Case Study #1
How might we help first-generation students and their families navigate the onboarding process to college?
Stanislaus County is home to Modesto Junior College (MJC), an institution that serves 20,000 students, many of them first-generation college attendees. One design team chose to examine how to close the achievement gap for first generation students.
In their interviews with students and their families, they began to understand how hard it was for students and their families to navigate the County and College bureaucracies to access the services they needed; from housing to financial aid. All of the services were in place — but county, college and community agencies were often working at odds — and these students often lacked the transportation, bandwidth (literally) and language to acess them.

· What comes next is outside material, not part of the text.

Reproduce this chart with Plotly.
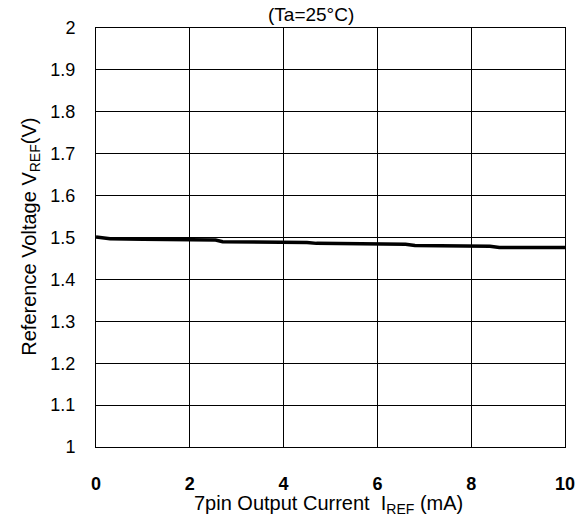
import plotly.graph_objects as go

# Reference voltage vs 7pin output current (Ta=25°C)
current_ma = [0.0, 0.3, 1.0, 2.0, 2.55, 2.7, 4.0, 4.5, 4.7, 6.0, 6.6, 6.8, 8.0, 8.4, 8.6, 10.0]
vref_v = [1.501, 1.497, 1.496, 1.495, 1.494, 1.490, 1.489, 1.488, 1.486, 1.485, 1.484, 1.481, 1.480, 1.479, 1.476, 1.476]

x_ticks = [0, 2, 4, 6, 8, 10]
y_ticks = [1, 1.1, 1.2, 1.3, 1.4, 1.5, 1.6, 1.7, 1.8, 1.9, 2]

family = "Arial"
font = dict(family=family, size=20, color="black")
note_font = dict(family=family, size=19, color="black")
tick_font = dict(family=family, size=18, color="black")

# plot area in pixels, used to place the free-standing labels
L, R, T, B = 96, 570, 28, 447


def px_x(p):
    return (p - L) / (R - L)


def px_y(p):
    return (B - p) / (B - T)


fig = go.Figure()
fig.add_trace(go.Scatter(
    x=current_ma, y=vref_v, mode="lines",
    line=dict(color="black", width=3.5, shape="linear"),
    showlegend=False,
))

fig.update_layout(
    width=587, height=520,
    margin=dict(l=L, r=587 - R, t=T, b=520 - B),
    paper_bgcolor="white", plot_bgcolor="white",
    font=font,
    xaxis=dict(
        range=[0, 10], tickvals=x_ticks, ticktext=[f"<b>{v}</b>" for v in x_ticks],
        tickfont=tick_font,
        showgrid=True, gridcolor="black", gridwidth=1,
        showline=True, linecolor="black", linewidth=1, mirror=True,
        ticks="", ticklabelstandoff=20, zeroline=False,
    ),
    yaxis=dict(
        range=[1, 2], tickvals=y_ticks, ticktext=[f"{v:g}" for v in y_ticks],
        tickfont=tick_font,
        showgrid=True, gridcolor="black", gridwidth=1,
        showline=True, linecolor="black", linewidth=1, mirror=True,
        ticks="", ticklabelstandoff=16, zeroline=False,
    ),
    annotations=[
        dict(text="(Ta=25°C)", x=px_x(313), y=px_y(15),
             xref="paper", yref="paper", xanchor="center", yanchor="middle",
             showarrow=False, font=note_font),
        dict(text="7pin Output Current  I<sub>REF</sub> (mA)", x=px_x(331), y=px_y(504),
             xref="paper", yref="paper", xanchor="center", yanchor="middle",
             showarrow=False, font=font),
        dict(text="Reference Voltage V<sub>REF</sub>(V)", x=px_x(29), y=px_y(237),
             xref="paper", yref="paper", xanchor="center", yanchor="middle",
             textangle=-90, showarrow=False, font=font),
    ],
)

fig.write_html("out.html")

The team hosted a Solutions Summit to make visible what these families needed and HOW they access services to try and better integrate support for First generation families. Most of the staff who attended had never met and did not realize they had a doppelganger in a parallel agency. After that short meeting, the following partnerships were forged:
• Transportation: The College and the County forged a partnership worth $150,000 to enable all college students to ride the city buses for free, as opposed to using vouchers which increased complexity. As a professor later remarked, “Now my students don’t have to decide whether to use their bus voucher to get to work or to school”.
• Affordable credit: Self-Help Credit Union is negotiating a partnership with the college around providing financial support focusing on first generation students.
• Extending services to parolees enrolled at the college: The College has developed a partnership with the County probation office to seamlessly re-integrate parolees into college, including access to a food pantry, mental health services, and free transportation.